Rémunérations, commissions, honoraires, Qui rétribue quoi ?
Le débat sur les commissions, relancé par la commissaire européenne aux finances Mairead McGuiness, devient de plus en plus confus. Le rejet brutal des commissions empêche toute approche différenciée.
Sans nuance, Mairead McGuiness a allumé le feu en proclamant, avec d’autres, le mécanisme de rétribution fondé sur des commissions, onéreux et non conforme aux intérêts des clients. Les professionnels qui utilisent principalement cette forme de rémunération sont furieux et cherchent à en défendre le principe en utilisant des arguments le plus souvent robustes, mais aussi parfois plus spécieux. Certes, nous parlons ici de rémunération, un sujet légitimement sensible et l’on oublie, en fait, les réalités qu’elle recouvre.

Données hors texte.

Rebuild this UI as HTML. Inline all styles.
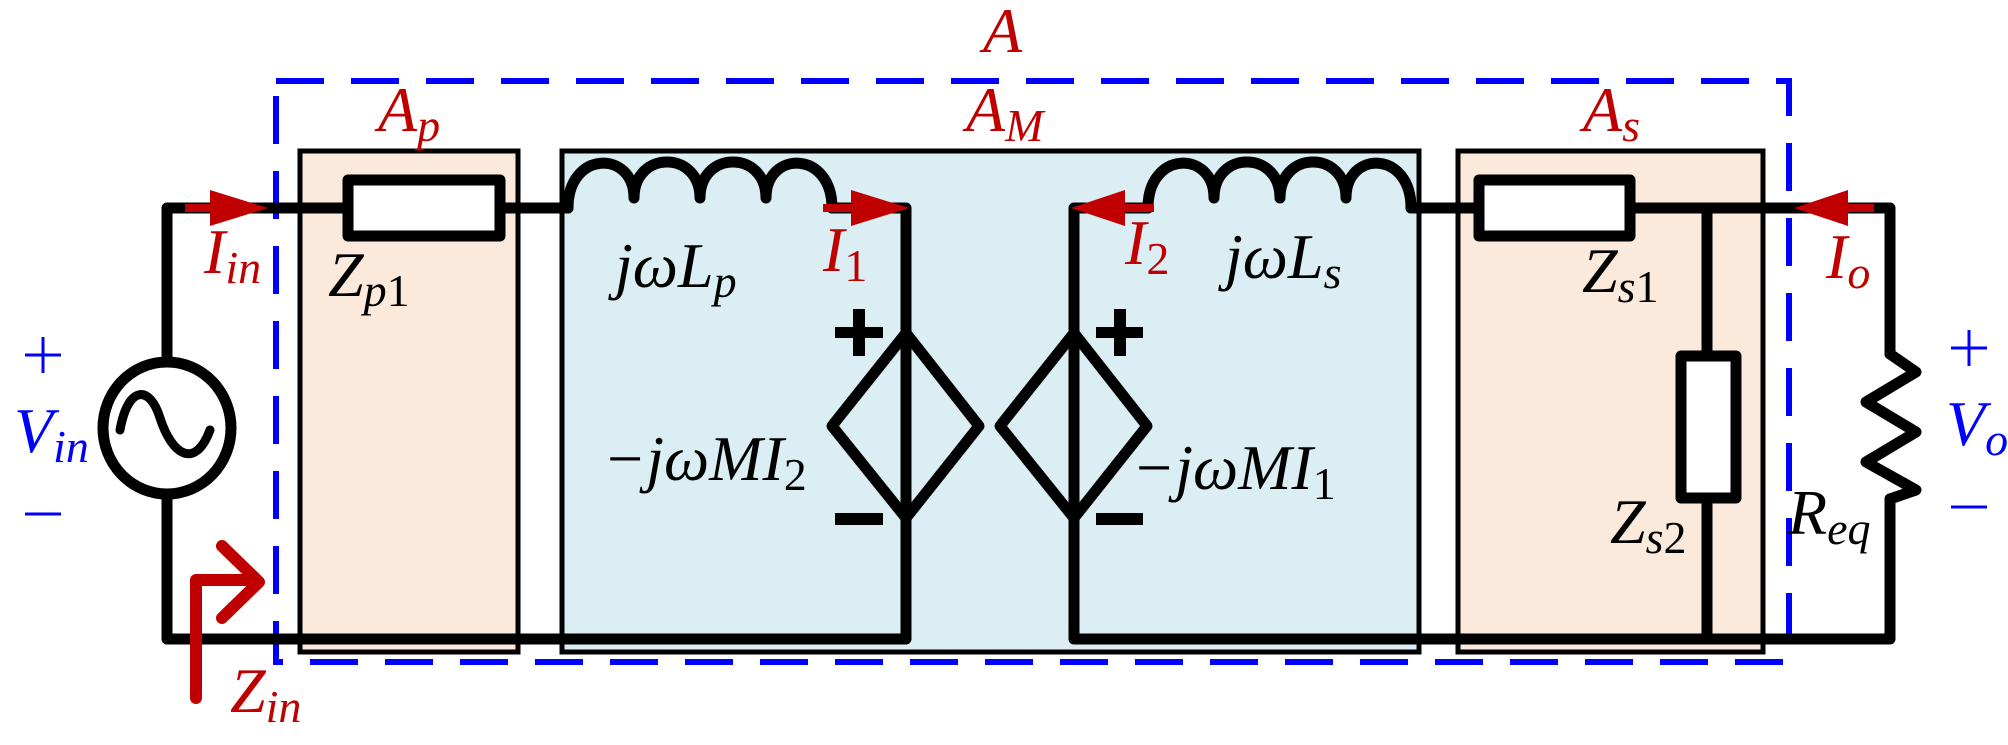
<!DOCTYPE html>
<html><head><meta charset="utf-8"><style>
html,body{margin:0;padding:0;background:#fff;}
svg{display:block;}
svg text{font-family:"Liberation Serif","DejaVu Serif",serif;}
</style></head><body>
<svg width="2008" height="745" viewBox="0 0 2008 745" xmlns="http://www.w3.org/2000/svg">
<rect x="300" y="151" width="218" height="501" fill="#fbe9dc" stroke="#000" stroke-width="5"/>
<rect x="562" y="151" width="857" height="501" fill="#dbeef4" stroke="#000" stroke-width="5"/>
<rect x="1458" y="151" width="305" height="501" fill="#fbe9dc" stroke="#000" stroke-width="5"/>
<rect x="276" y="81" width="1513" height="581" fill="none" stroke="#0000ff" stroke-width="6" stroke-dasharray="48,27"/>
<g stroke="#000" stroke-width="11" fill="none" stroke-linecap="round" stroke-linejoin="round">
<polyline points="167,361 167,208 348,208"/>
<line x1="500" y1="208" x2="568" y2="208"/>
<path d="M568,208 C568,150 634,150 634,198 C634,150 700,150 700,198 C700,150 766,150 766,198 C766,150 832,150 832,208"/>
<polyline points="832,208 906,208 906,639 167,639 167,494"/>
<rect x="348" y="180" width="152" height="56" fill="#fff"/>
<ellipse cx="167" cy="428" rx="64" ry="66" fill="#fff"/>
<path d="M120,430 C128,385 150,385 160,418 C172,455 195,470 210,430" stroke-width="9"/>
<polygon points="906,333 979,426 906,518 832,426"/>
<polyline points="1148,208 1074,208 1074,639 1890,639 1890,499"/>
<path d="M1148,208 C1148,150 1214,150 1214,198 C1214,150 1280,150 1280,198 C1280,150 1346,150 1346,198 C1346,150 1411,150 1411,208"/>
<line x1="1411" y1="208" x2="1479" y2="208"/>
<polyline points="1630,208 1890,208 1890,354"/>
<line x1="1707" y1="208" x2="1707" y2="352"/>
<line x1="1707" y1="499" x2="1707" y2="639"/>
<rect x="1479" y="180" width="151" height="56" fill="#fff"/>
<rect x="1681" y="356" width="55" height="142" fill="#fff"/>
<polygon points="1074,333 1147,426 1074,518 1000,426"/>
<polyline points="1890,354 1916,372 1866,402 1916,432 1866,462 1916,490 1890,499"/>
</g>
<g fill="#000">
<rect x="835" y="327" width="48" height="11"/><rect x="853" y="309" width="12" height="47"/>
<rect x="835" y="513" width="48" height="12"/>
<rect x="1096" y="327" width="47" height="11"/><rect x="1114" y="309" width="12" height="47"/>
<rect x="1096" y="513" width="47" height="12"/>
</g>
<g stroke="#c00000" stroke-width="8" fill="#c00000">
<line x1="185" y1="208" x2="215" y2="208"/>
<polygon points="210,190 268,208 210,226" stroke="none"/>
<line x1="823" y1="208" x2="855" y2="208"/>
<polygon points="851,190 909,208 851,226" stroke="none"/>
<line x1="1120" y1="208" x2="1154" y2="208"/>
<polygon points="1125,190 1071,208 1125,226" stroke="none"/>
<line x1="1840" y1="208" x2="1874" y2="208"/>
<polygon points="1848,190 1794,208 1848,226" stroke="none"/>
</g>
<g stroke="#c00000" stroke-width="12" fill="none" stroke-linecap="round" stroke-linejoin="round">
<polyline points="196,698 196,580 256,580"/>
<polyline points="222,546 259,582 222,618"/>
</g>
<!-- blue +/- -->
<g stroke="#0000ff" stroke-width="3">
<line x1="25" y1="355" x2="61" y2="355"/><line x1="43" y1="337" x2="43" y2="373"/>
<line x1="25" y1="514" x2="61" y2="514"/>
<line x1="1951" y1="348" x2="1987" y2="348"/><line x1="1969" y1="330" x2="1969" y2="366"/>
<line x1="1951" y1="507" x2="1987" y2="507"/>
</g>
<g fill="#c00000" font-size="64" font-style="italic">
<text x="983" y="52">A</text>
<text x="378" y="131">A<tspan font-size="46" dy="10">p</tspan></text>
<text x="966" y="131">A<tspan font-size="46" dy="10">M</tspan></text>
<text x="1583" y="131">A<tspan font-size="46" dy="10">s</tspan></text>
<text x="204" y="273">I<tspan font-size="46" dy="10">in</tspan></text>
<text x="823" y="271">I<tspan font-size="46" dy="10" font-style="normal">1</tspan></text>
<text x="1125" y="264">I<tspan font-size="46" dy="10" font-style="normal">2</tspan></text>
<text x="1826" y="278">I<tspan font-size="46" dy="10">o</tspan></text>
<text x="230" y="712">Z<tspan font-size="46" dy="10">in</tspan></text>
</g>
<g fill="#000" font-size="64" font-style="italic">
<text x="328" y="296">Z<tspan font-size="46" dy="10">p</tspan><tspan font-size="46" font-style="normal">1</tspan></text>
<text x="615" y="287">jωL<tspan font-size="46" dy="10">p</tspan></text>
<text x="603" y="480">−jωMI<tspan font-size="46" dy="10" font-style="normal">2</tspan></text>
<text x="1225" y="278">jωL<tspan font-size="46" dy="10">s</tspan></text>
<text x="1582" y="292">Z<tspan font-size="46" dy="10">s</tspan><tspan font-size="46" font-style="normal">1</tspan></text>
<text x="1132" y="489">−jωMI<tspan font-size="46" dy="10" font-style="normal">1</tspan></text>
<text x="1610" y="543">Z<tspan font-size="46" dy="10">s</tspan><tspan font-size="46" font-style="normal">2</tspan></text>
<text x="1788" y="534">R<tspan font-size="46" dy="10">eq</tspan></text>
</g>
<g fill="#0000ff" font-size="64" font-style="italic">
<text x="14" y="452">V<tspan font-size="46" dy="10">in</tspan></text>
<text x="1946" y="445">V<tspan font-size="46" dy="10">o</tspan></text>
</g>
</svg>
</body></html>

L’activité d’un « distributeur d’assurance » se décompose schématiquement en trois parties. La recherche de prospects pour les intéresser aux produits ou services qui pourraient leur être proposés. Le conseil, désormais parfaitement encadré par la réglementation et, enfin, les actes de gestion associés, le plus souvent administratifs. Certes, ils forment un tout, mais avec des destinations différentes.
Rechercher des prospects pour en faire des clients est vital pour un distributeur, il s’agit d’un investissement que son talent et son travail rentabiliseront. Comme pour toute activité économique, il doit donc le préfinancer en l’intégrant dans son business plan. Le conseil est une prestation à part entière. Il est délivré à une personne et doit être rendu pendant toute la durée du contrat. Pour chaque distributeur et plus encore pour un intermédiaire il s’agit de sa fonction essentielle. Celle par laquelle il exprime sa raison d’être, la noblesse de son métier. S’il est courtier, elle est renforcée par le fait qu’il reçoit de son client le mandat d’agir pour son compte. Enfin, tout distributeur d’assurance effectue diverses tâches de gestion pour le compte de l’assureur par lequel le risque est porté.
Le système doit donc rémunérer deux activités : le conseil et les actes de gestion pour compte. Son volume global de recettes doit également permettre au courtier de financer son développement. Cette vision, un tant soit peu théorique, n’est pas inutile. Elle permet de normer les actes, d’évaluer leurs coûts et de faire des comparaisons, toujours très instructives, entre les différents modes de distribution. Rien n’est inutile dans une clarification. C’est une vision réductrice comparable à l’éventuelle interdiction des commissions qui a conduit les régulateurs, dans le cadre de MIFID, à interdire aux banques de fournir des recherches gratuites aux clients en contrepartie de commissions de trading. Celles-ci pouvant être considérées comme une incitation et ainsi créer un conflit d’intérêts pour les investisseurs. Il s’en est suivi un appauvrissement de la connaissance préjudiciable aux intérêts des clients. Aujourd’hui, les mêmes ou leurs successeurs recherchent un moyen de reconstruire ce qui fonctionnait bien et a très largement disparu.
Certes, le commissionnement sans ventilation masque ces réalités. Mais il n’y aura guère de progrès si le débat ne prend pas en compte ces réalités. C’est en partie le sens des politiques de rémunérations dont l’objectif premier est de prévenir les conflits d’intérêts, mais qui à l’évidence devraient clarifier voire rendre transparente la manière dont les différents actes sont rémunérés. Si d’aventure nous allons vers une transparence accrue, l’identification des coûts deviendra indispensable pour offrir aux clients des informations indiscutablement comparables.